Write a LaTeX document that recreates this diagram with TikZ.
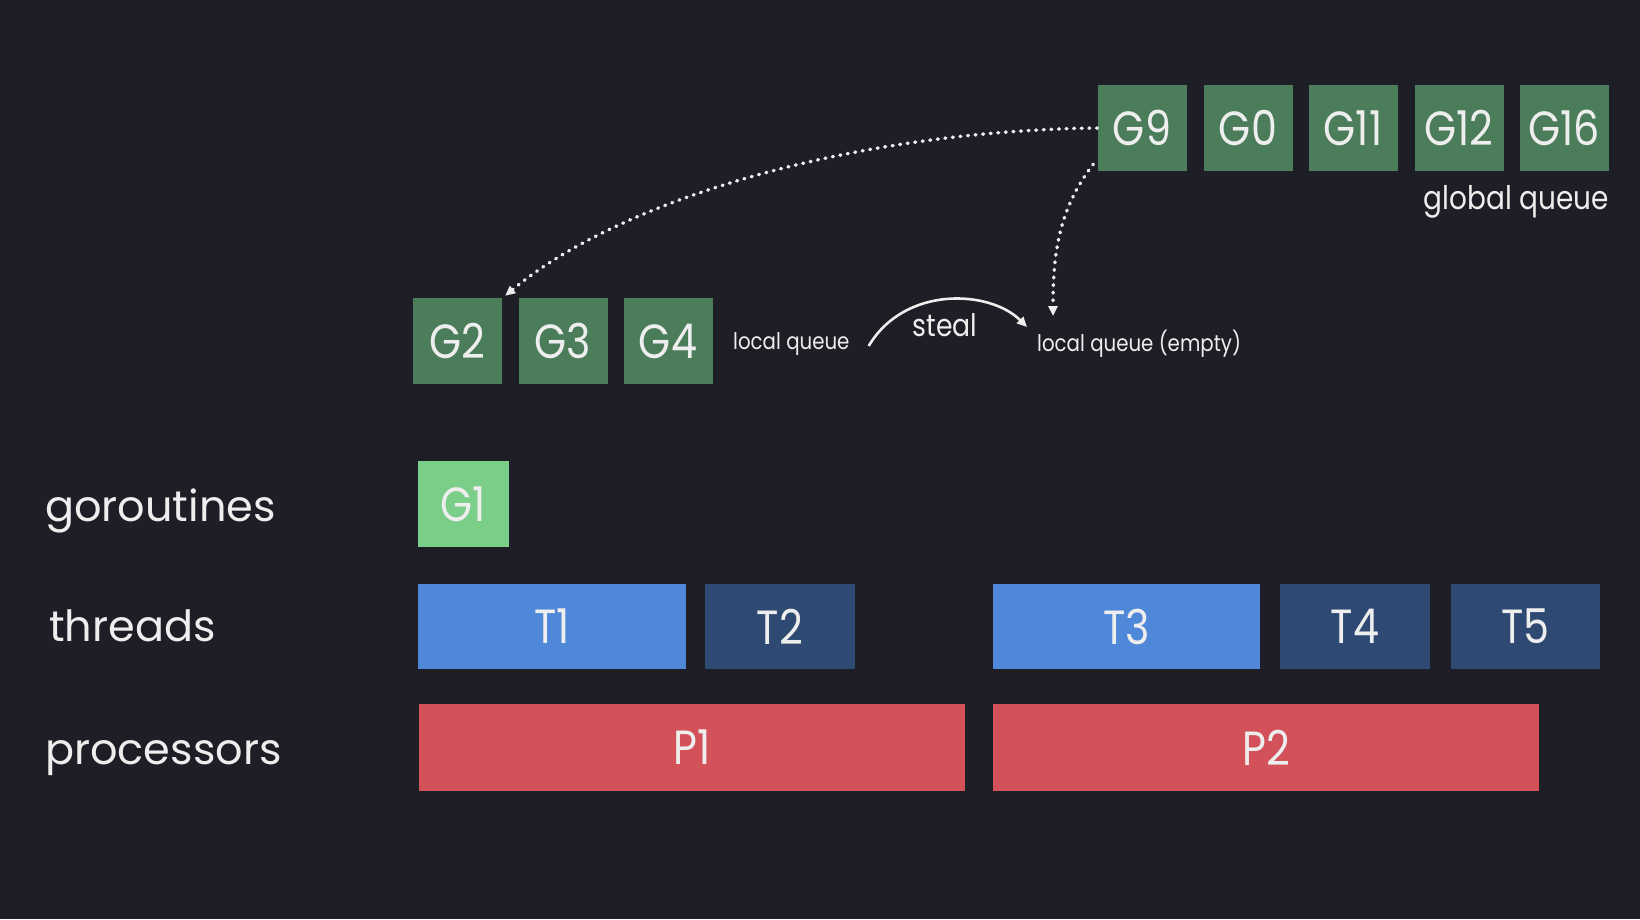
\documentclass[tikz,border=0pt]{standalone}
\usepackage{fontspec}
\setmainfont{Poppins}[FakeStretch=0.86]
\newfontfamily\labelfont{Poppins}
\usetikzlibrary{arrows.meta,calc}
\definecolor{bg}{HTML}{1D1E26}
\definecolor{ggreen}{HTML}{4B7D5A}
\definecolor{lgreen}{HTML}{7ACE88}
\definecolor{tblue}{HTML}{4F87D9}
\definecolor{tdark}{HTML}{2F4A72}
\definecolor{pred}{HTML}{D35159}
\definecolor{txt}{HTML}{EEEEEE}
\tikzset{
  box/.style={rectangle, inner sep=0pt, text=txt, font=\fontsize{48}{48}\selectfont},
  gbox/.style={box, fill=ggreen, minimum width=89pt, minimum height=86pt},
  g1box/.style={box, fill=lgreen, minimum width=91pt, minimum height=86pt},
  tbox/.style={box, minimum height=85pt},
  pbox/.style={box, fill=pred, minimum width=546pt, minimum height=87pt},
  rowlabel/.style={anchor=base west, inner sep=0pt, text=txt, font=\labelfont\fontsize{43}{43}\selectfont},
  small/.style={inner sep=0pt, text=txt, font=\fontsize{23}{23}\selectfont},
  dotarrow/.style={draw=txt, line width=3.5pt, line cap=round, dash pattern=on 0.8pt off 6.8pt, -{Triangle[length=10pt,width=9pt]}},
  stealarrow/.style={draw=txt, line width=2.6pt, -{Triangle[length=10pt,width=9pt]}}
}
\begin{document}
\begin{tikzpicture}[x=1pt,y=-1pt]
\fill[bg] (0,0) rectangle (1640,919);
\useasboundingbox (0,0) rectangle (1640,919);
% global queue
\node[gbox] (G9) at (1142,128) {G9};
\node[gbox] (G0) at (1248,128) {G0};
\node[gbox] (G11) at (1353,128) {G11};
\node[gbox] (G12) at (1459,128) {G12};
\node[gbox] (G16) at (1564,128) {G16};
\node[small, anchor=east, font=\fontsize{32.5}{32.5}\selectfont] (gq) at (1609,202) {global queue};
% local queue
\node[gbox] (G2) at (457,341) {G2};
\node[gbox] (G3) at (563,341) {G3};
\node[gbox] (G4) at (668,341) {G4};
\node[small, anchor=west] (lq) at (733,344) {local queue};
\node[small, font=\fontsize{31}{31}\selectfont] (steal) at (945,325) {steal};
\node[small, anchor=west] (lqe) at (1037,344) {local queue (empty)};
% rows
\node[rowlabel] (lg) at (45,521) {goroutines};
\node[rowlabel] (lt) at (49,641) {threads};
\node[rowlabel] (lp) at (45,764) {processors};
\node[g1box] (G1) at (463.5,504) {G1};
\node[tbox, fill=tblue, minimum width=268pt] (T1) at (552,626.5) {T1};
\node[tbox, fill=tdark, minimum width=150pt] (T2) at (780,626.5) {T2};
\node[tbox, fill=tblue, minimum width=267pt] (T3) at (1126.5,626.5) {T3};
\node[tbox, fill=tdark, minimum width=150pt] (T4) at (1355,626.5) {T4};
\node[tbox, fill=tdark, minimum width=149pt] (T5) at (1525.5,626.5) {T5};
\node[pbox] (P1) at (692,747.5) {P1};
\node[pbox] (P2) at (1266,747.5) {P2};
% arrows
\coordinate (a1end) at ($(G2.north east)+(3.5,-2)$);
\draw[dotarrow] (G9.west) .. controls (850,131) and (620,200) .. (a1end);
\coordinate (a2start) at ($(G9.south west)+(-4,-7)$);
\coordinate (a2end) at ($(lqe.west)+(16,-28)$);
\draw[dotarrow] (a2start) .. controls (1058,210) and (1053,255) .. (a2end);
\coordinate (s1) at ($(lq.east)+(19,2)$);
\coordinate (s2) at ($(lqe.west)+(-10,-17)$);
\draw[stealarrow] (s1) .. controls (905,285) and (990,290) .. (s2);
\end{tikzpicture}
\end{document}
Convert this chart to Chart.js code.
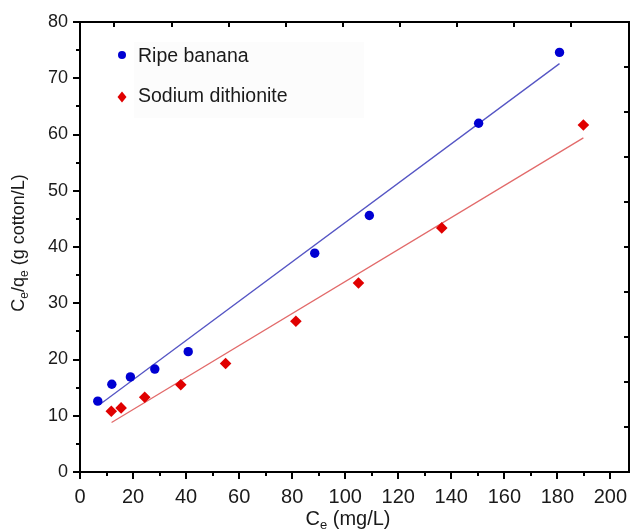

============================================================

Leaving out the pictures, repeat the data above exactly.

Write a LaTeX document that recreates this diagram with TikZ.
\documentclass[tikz,border=0pt]{standalone}
\usepackage{fontspec}
\setmainfont{Poppins}[FakeStretch=0.86]
\newfontfamily\labelfont{Poppins}
\usetikzlibrary{arrows.meta,calc}
\definecolor{bg}{HTML}{1D1E26}
\definecolor{ggreen}{HTML}{4B7D5A}
\definecolor{lgreen}{HTML}{7ACE88}
\definecolor{tblue}{HTML}{4F87D9}
\definecolor{tdark}{HTML}{2F4A72}
\definecolor{pred}{HTML}{D35159}
\definecolor{txt}{HTML}{EEEEEE}
\tikzset{
  box/.style={rectangle, inner sep=0pt, text=txt, font=\fontsize{48}{48}\selectfont},
  gbox/.style={box, fill=ggreen, minimum width=89pt, minimum height=86pt},
  g1box/.style={box, fill=lgreen, minimum width=91pt, minimum height=86pt},
  tbox/.style={box, minimum height=85pt},
  pbox/.style={box, fill=pred, minimum width=546pt, minimum height=87pt},
  rowlabel/.style={anchor=base west, inner sep=0pt, text=txt, font=\labelfont\fontsize{43}{43}\selectfont},
  small/.style={inner sep=0pt, text=txt, font=\fontsize{23}{23}\selectfont},
  dotarrow/.style={draw=txt, line width=3.5pt, line cap=round, dash pattern=on 0.8pt off 6.8pt, -{Triangle[length=10pt,width=9pt]}},
  stealarrow/.style={draw=txt, line width=2.6pt, -{Triangle[length=10pt,width=9pt]}}
}
\begin{document}
\begin{tikzpicture}[x=1pt,y=-1pt]
\fill[bg] (0,0) rectangle (1640,919);
\useasboundingbox (0,0) rectangle (1640,919);
% global queue
\node[gbox] (G9) at (1142,128) {G9};
\node[gbox] (G0) at (1248,128) {G0};
\node[gbox] (G11) at (1353,128) {G11};
\node[gbox] (G12) at (1459,128) {G12};
\node[gbox] (G16) at (1564,128) {G16};
\node[small, anchor=east, font=\fontsize{32.5}{32.5}\selectfont] (gq) at (1609,202) {global queue};
% local queue
\node[gbox] (G2) at (457,341) {G2};
\node[gbox] (G3) at (563,341) {G3};
\node[gbox] (G4) at (668,341) {G4};
\node[small, anchor=west] (lq) at (733,344) {local queue};
\node[small, font=\fontsize{31}{31}\selectfont] (steal) at (945,325) {steal};
\node[small, anchor=west] (lqe) at (1037,344) {local queue (empty)};
% rows
\node[rowlabel] (lg) at (45,521) {goroutines};
\node[rowlabel] (lt) at (49,641) {threads};
\node[rowlabel] (lp) at (45,764) {processors};
\node[g1box] (G1) at (463.5,504) {G1};
\node[tbox, fill=tblue, minimum width=268pt] (T1) at (552,626.5) {T1};
\node[tbox, fill=tdark, minimum width=150pt] (T2) at (780,626.5) {T2};
\node[tbox, fill=tblue, minimum width=267pt] (T3) at (1126.5,626.5) {T3};
\node[tbox, fill=tdark, minimum width=150pt] (T4) at (1355,626.5) {T4};
\node[tbox, fill=tdark, minimum width=149pt] (T5) at (1525.5,626.5) {T5};
\node[pbox] (P1) at (692,747.5) {P1};
\node[pbox] (P2) at (1266,747.5) {P2};
% arrows
\coordinate (a1end) at ($(G2.north east)+(3.5,-2)$);
\draw[dotarrow] (G9.west) .. controls (850,131) and (620,200) .. (a1end);
\coordinate (a2start) at ($(G9.south west)+(-4,-7)$);
\coordinate (a2end) at ($(lqe.west)+(16,-28)$);
\draw[dotarrow] (a2start) .. controls (1058,210) and (1053,255) .. (a2end);
\coordinate (s1) at ($(lq.east)+(19,2)$);
\coordinate (s2) at ($(lqe.west)+(-10,-17)$);
\draw[stealarrow] (s1) .. controls (905,285) and (990,290) .. (s2);
\end{tikzpicture}
\end{document}
Convert this chart to Chart.js code.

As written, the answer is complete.